Con los años, el interés no dejó de crecer, esta vez con la posibilidad de explorar en persona algunos de estos lugares, y con la posibilidad también de acceder, sin necesidad de moverme de mi silla, a lugares todavía más llamativos y misteriosos, poco conocidos, ciudades perdidas, territorios olvidados, desiertos imposibles, micronaciones o lugares a los que era casi imposible acceder. Bután, Corea del Norte o la Antártida, cada uno inalcanzable por diferentes razones, todos ellos y alguno más eran el escenario de un viaje futuro, de mil y una aventuras y experiencias por vivir, y a día de hoy, muchos lo siguen siendo. Aquellos eran lugares lejanos, y uno necesitaba de cierta logística (y presupuesto) para visitarlos en condiciones.
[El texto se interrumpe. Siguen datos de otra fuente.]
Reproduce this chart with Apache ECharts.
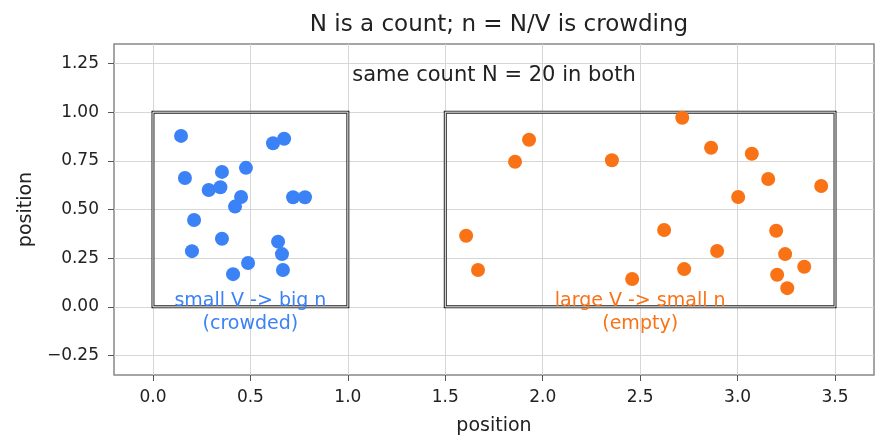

En el otoño de 2023, mientras preparaba un viaje por trabajo a Atenas planeado para finales del invierno, empece a investigar más sobre el norte del país, en concreto, sobre la región de Macedonia, cuna de Alejandro Magno y escenario durante siglos de conflictos entre griegos y todos aquellos que han querido destruirlos, siempre en vano.
La mayoría de los turistas que visitan el norte de Grecia lo hacen atraídos por los impresionantes riscos de Meteora, las cristalinas aguas de Corfú o los senderos y pueblos que rodean la imponente Garganta de Vikos. La segunda ciudad de Grecia, Tesalónica, suele quedar fuera de los tours e itinerarios más concurridos, y sin embargo, durante casi un siglo, fue la capital de facto de un imperio que dominó gran parte de Europa. Aún hoy, la bandera amarilla con el águila bicéfala sigue ondeando en lo alto de iglesias y edificios civiles, y muchos siguen venerando los mismos iconos, la misma simbología y respetando las mismas tradiciones. El pasado, aquí, sigue presente.
Tesalónica tiene mucho que ofrecer, pero está lejos de ser un destino remoto o inaccesible. La ciudad es el punto de partida ideal para sumergirse en la historia profunda de esta región. Desde allí, el visitante puede visitar Pella y Vergina, lugares que marcan el inicio, y para muchos también el final, de una de las epopeyas más legendarias de la historia. No muy lejos quedan las ruinas de Filipos, ciudad que dio nombre a una de las batallas más decisivas del Segundo Triunvirato romano. Pasado y presente se mezclan en una región que lo tiene todo para los amantes de la historia, el arte e incluso, la naturaleza (aunque mi itinerario no incluyera el famoso Lago Kerkini). Lo que no esperaba descubrir, a tan solo dos horas en coche, era un enclave casi desconocido para el mundo, oculto entre lo mucho que el país tiene que ofrecer, sin apenas turismo, parado en el tiempo, inaccesible para la mayoría, y que es, a todos los efectos, el último reducto vivo y tangible del Imperio Bizantino, el Monte Athos.
El norte de Grecia no estaba en mis planes de viaje. Pero debería haberlo estado. Porque, a veces, los lugares que pasamos por alto son precisamente los que más terminan marcándonos.